This is a decades-old talking point that simply isn't true and hasn't been for years. Funding levels keep breaking records year after year.
"K-12 per-pupil funding [in 2022-23] totals $15,261 Proposition 98 General Fund—its highest level ever—and $20,855 per pupil when accounting for all funding sources." [0]
"Reflecting the changes to Proposition 98 funding levels noted above, total K-12
per-pupil expenditures from all sources are projected to be $18,837 in 2020-21 and
$18,000 in 2021-22—the highest levels ever (K-12 Education Spending Per Pupil)." [1]
You can see that in 2012-2013 there was a big jump in funding from 2011-2012, going from $47.3B to $58.1B. In 2022-23 we're at $102B.
We're at roughly double funding levels from a decade ago, and the schools still don't have enough money to function properly? If so, this is alarming, and signals something is deeply wrong. We should investigate what is wrong and fix it rather than throwing ever more money into the black hole and hoping that will improve outcomes, despite a decade of evidence to the contrary.

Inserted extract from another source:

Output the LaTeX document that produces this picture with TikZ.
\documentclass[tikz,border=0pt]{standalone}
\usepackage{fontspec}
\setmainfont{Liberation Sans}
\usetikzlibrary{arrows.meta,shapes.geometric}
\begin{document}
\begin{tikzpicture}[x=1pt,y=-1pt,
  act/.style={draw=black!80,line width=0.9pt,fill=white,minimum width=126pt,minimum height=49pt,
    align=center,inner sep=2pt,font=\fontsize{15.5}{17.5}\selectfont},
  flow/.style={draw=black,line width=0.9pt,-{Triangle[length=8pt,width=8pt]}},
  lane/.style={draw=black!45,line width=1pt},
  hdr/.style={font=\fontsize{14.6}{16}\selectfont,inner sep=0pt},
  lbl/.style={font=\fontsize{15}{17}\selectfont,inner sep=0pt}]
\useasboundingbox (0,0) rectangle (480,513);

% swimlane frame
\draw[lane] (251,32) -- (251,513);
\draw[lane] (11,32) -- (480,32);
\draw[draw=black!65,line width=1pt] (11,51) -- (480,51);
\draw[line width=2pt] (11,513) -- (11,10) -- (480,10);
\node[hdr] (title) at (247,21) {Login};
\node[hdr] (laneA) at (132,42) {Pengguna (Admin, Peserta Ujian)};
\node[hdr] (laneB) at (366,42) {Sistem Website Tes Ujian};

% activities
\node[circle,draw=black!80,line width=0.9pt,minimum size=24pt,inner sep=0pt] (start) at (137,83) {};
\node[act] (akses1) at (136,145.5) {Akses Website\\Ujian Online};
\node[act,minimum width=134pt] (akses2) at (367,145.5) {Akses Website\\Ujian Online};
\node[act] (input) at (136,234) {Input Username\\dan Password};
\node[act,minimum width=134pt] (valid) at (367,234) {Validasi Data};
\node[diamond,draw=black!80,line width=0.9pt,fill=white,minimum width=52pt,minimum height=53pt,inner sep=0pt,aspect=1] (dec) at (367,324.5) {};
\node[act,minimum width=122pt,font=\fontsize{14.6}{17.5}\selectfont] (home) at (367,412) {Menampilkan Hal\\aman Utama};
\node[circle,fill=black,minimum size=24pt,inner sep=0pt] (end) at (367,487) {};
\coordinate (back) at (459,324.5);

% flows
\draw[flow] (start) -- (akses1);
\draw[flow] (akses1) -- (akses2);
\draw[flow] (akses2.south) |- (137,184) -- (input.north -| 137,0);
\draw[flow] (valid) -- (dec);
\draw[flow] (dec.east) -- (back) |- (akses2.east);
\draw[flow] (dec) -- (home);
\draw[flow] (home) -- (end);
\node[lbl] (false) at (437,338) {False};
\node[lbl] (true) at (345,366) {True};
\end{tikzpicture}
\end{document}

California spends about twice as much per student today (inflation adjusted) as it did before Prop 13 passed, so it doesn't track that Prop 13, or underfunding, is the cause of the poor performance.
I meant that primary/secondary funding per student had doubled. The UC and CSU systems have gotten less money from the state, but not because of Prop 13 which limited property tax rates. UC/CSU weren't and aren't receiving property tax revenue.